Credit growth target for private sector may remain unchanged

Posted by BankInfo on Thu, Jan 29 2015 10:43 am

BB releases monetary policy statement today

Star Business Report

Bangladesh Bank is likely to keep the private sector's credit growth target unchanged in the new monetary policy, which will be announced today, because of continued political unrest that began on January 5.

The BB had set the credit growth target at 14 percent for the private sector in December 2014; it is 15.5 percent till June 2015. However, the private sector credit had grown 12.67 percent in November 2014 compared to the same month in the previous year.

“In such a situation, the central bank may ask banks to lend more to small and medium enterprises and the farm sector to boost credit disbursement,” a BB official said, asking not to be named.

The monetary policy is one of the major ways that the central bank attempts to control the economy and the money market.
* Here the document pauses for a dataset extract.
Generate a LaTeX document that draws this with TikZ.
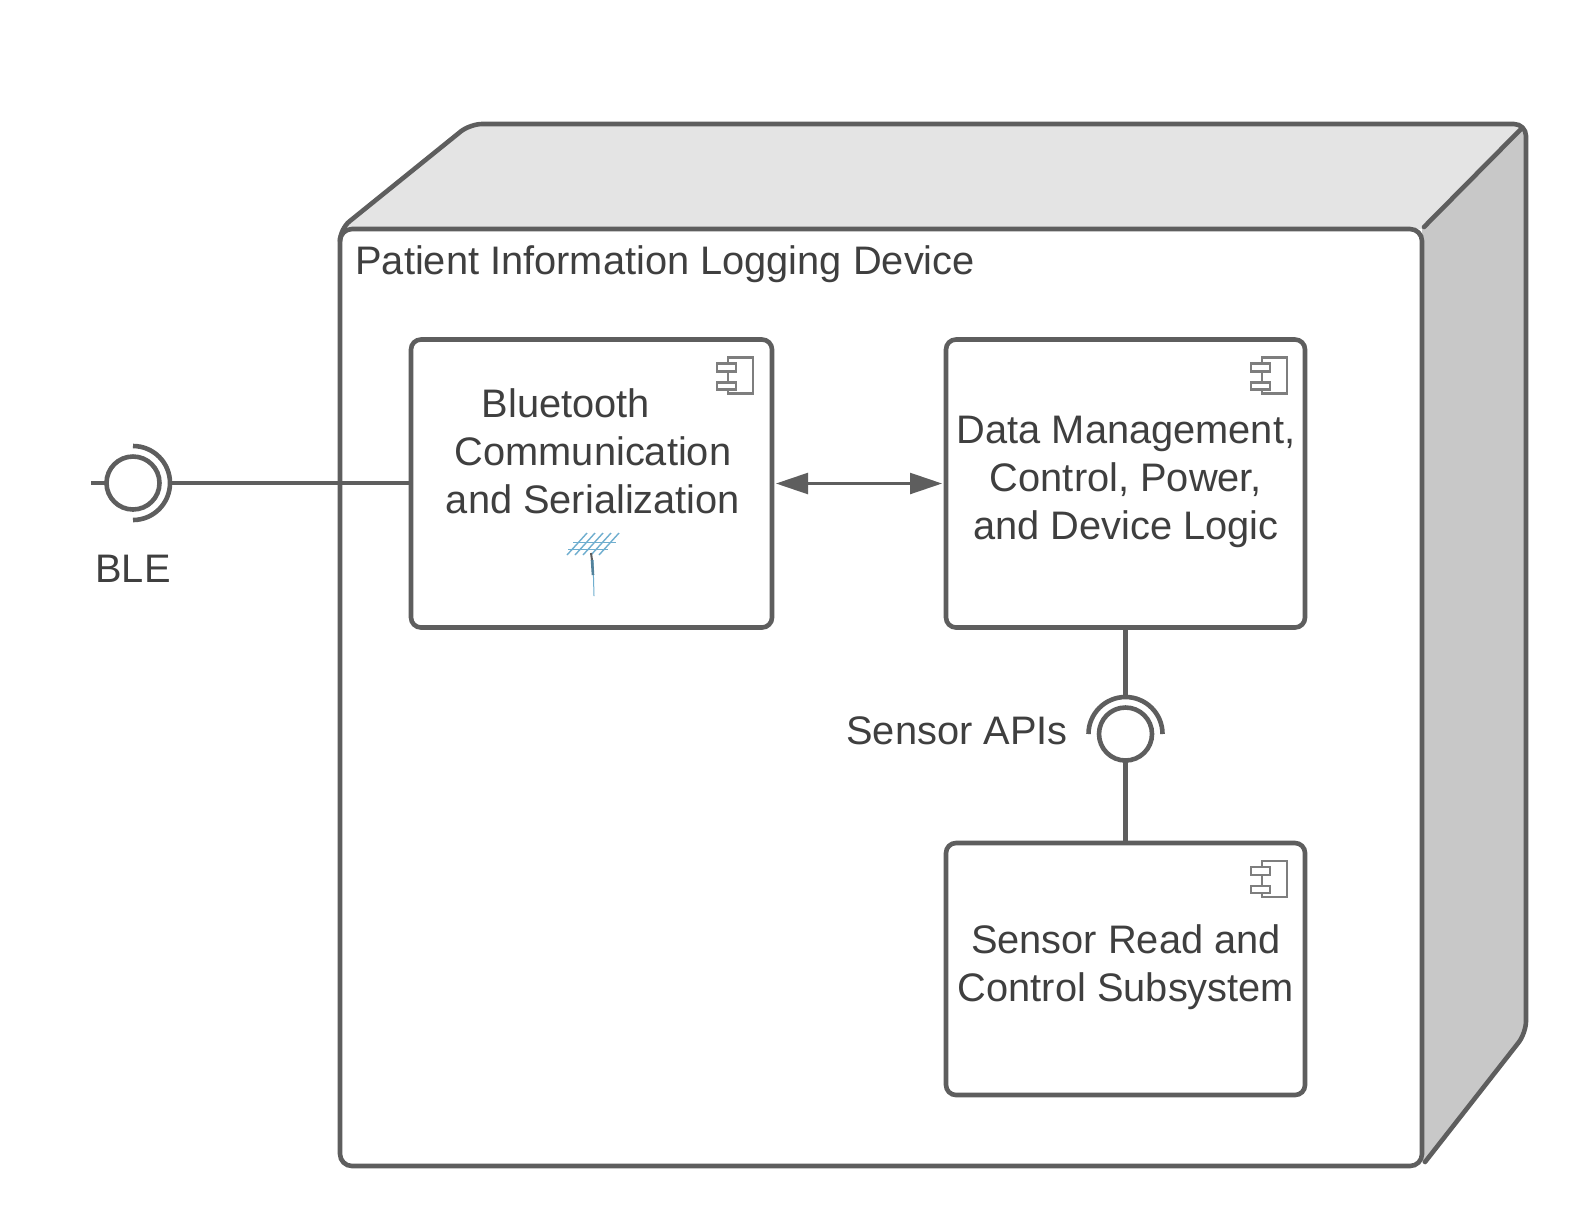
\documentclass[tikz,border=0pt]{standalone}
\usepackage{fontspec}
\setmainfont{Liberation Sans}
\usetikzlibrary{arrows.meta}
\definecolor{umlline}{HTML}{5E5E5E}
\definecolor{umltext}{HTML}{3F3F3F}
\definecolor{umltop}{HTML}{E4E4E4}
\definecolor{umlside}{HTML}{C8C8C8}
\definecolor{antenna}{HTML}{6FAECF}
\tikzset{
  x=0.5pt,y=-0.5pt,
  heavy/.style={draw=umlline,line width=2.3pt},
  compbox/.style={heavy,fill=white,rounded corners=5pt,inner sep=0pt,outer sep=0pt},
  txt/.style={text=umltext,font=\fontsize{19.9}{24}\selectfont,align=center,inner sep=0pt},
  ball/.style={circle,heavy,fill=white,minimum size=26.5pt,inner sep=0pt,outer sep=0pt},
  iconline/.style={draw=umlline!80,line width=1.1pt},
  antline/.style={draw=antenna,line width=0.7pt},
  compicon/.pic={
    \draw[iconline] (-44,24) -- (-44,18) -- (-19,18) -- (-19,54) -- (-44,54) -- (-44,50);
    \draw[iconline] (-44,32) -- (-44,43);
    \draw[iconline] (-55,24) rectangle (-36,32);
    \draw[iconline] (-55,43) rectangle (-36,50);
  }
}
\begin{document}
\begin{tikzpicture}
\useasboundingbox (0,0) rectangle (1572,1222);
% device: top and side faces, clipped to the rounded outline
\begin{scope}
  \clip[rounded corners=6pt] (340,229) -- (470,124) -- (1526,124) -- (1526,1033) -- (1422,1166) -- (340,1166) -- cycle;
  \fill[umltop] (330,229) -- (330,100) -- (1550,100) -- (1422,229) -- cycle;
  \fill[umlside] (1422,229) -- (1550,100) -- (1550,1180) -- (1422,1180) -- cycle;
\end{scope}
\node[compbox,rounded corners=6pt,minimum width=541pt,minimum height=468.5pt] (device) at (881,697.5) {};
\draw[heavy,line join=round,line cap=round,rounded corners=6pt] (340,238) -- (340,229) -- (470,124) -- (1526,124) -- (1526,1033) -- (1425,1162);
\draw[heavy,line cap=round] (1424,227) -- (1522,128);
\node[txt,anchor=west] (devicelabel) at (355,264) {Patient Information Logging Device};
% components
\node[compbox,minimum width=180.5pt,minimum height=144pt] (ble) at (591.5,483.5) {};
\node[compbox,minimum width=179.5pt,minimum height=144pt] (data) at (1125.5,483.5) {};
\node[compbox,minimum width=179.5pt,minimum height=126pt] (sensor) at (1125.5,969) {};
\pic at (ble.north east) {compicon};
\pic at ([xshift=0.5pt]data.north east) {compicon};
\pic at ([xshift=0.5pt]sensor.north east) {compicon};
\node[txt] (bletext) at (593,451) {Bluetooth\hspace*{27pt}\\Communication\\and Serialization};
\node[txt] (datatext) at (1126,482) {Data Management,\\Control, Power,\\and Device Logic};
\node[txt] (sensortext) at (1126,967) {Sensor Read and\\Control Subsystem};
% antenna
\foreach \i in {0,1,2,3,4}{
  \draw[antline] (567+\i*8,555) -- (587+\i*8,533);
}
\draw[antline,line width=0.45pt] (573,542) -- (616,542);
\draw[antline,line width=0.45pt] (568,549) -- (608,549);
\draw[antline,line width=0.5pt] (593,560) -- (594,596);
\draw[draw=umlline,line width=1pt] (591,553) -- (592,560);
\draw[draw=antenna!75!black,line width=1.3pt] (592,560) -- (593,575);
% BLE interface
\node[ball] (bleball) at (133,483) {};
\coordinate (blefree) at (91,483);
\coordinate (blesock) at (170,483);
\draw[heavy] (133,446) arc[start angle=90,end angle=-90,radius=18.5pt];
\draw[heavy] (blefree) -- (bleball);
\draw[heavy] (blesock) -- (blesock -| ble.west);
\node[txt] (blelabel) at (133,569) {BLE};
% data link
\draw[draw=umlline,line width=1.2pt,{Triangle[length=16pt,width=10.5pt]}-{Triangle[length=16pt,width=10.5pt]},shorten <=2pt,shorten >=2pt] (ble) -- (data);
% sensor interface
\node[ball] (sensorball) at (1125.5,734) {};
\coordinate (sensorsock) at (1125.5,697);
\draw[heavy] (1088.5,734) arc[start angle=180,end angle=0,radius=18.5pt];
\draw[heavy] (data.south) -- (sensorsock);
\draw[heavy] (sensorball) -- (sensor.north);
\node[txt,anchor=east] (sensorlabel) at (1068,731) {Sensor APIs};
\end{tikzpicture}
\end{document}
If the supply of money grows fast, the rate of inflation will increase, and if the growth in money supply is slowed, economic growth may also slow down.

Bangladesh decides on its monetary policy on a half-yearly basis. “Given the decline in global commodity prices and a corresponding decline in inflation in Bangladesh, we were earlier hopeful for a policy rate cut in Bangladesh,” according to the monetary policy outlook of BRAC EPL Stock Brokerage.

Inflation stood at 6.11 percent in December, while the policy rate was 7.25 percent. The policy rate is the rate the central bank charges a financial institution to lend money on a short-term basis. It is also called repo rate in Bangladesh.

Among neighbouring countries, Sri Lanka has kept its policy rate unchanged at 8 percent. Reserve Bank of India recently cut its rate by 25 basis points to 7.75 percent (with chances of further cuts), while State Bank of Pakistan cut rate by 100 basis points to 8.5 percent. Bangladesh's policy rate is already lower than its neighbours.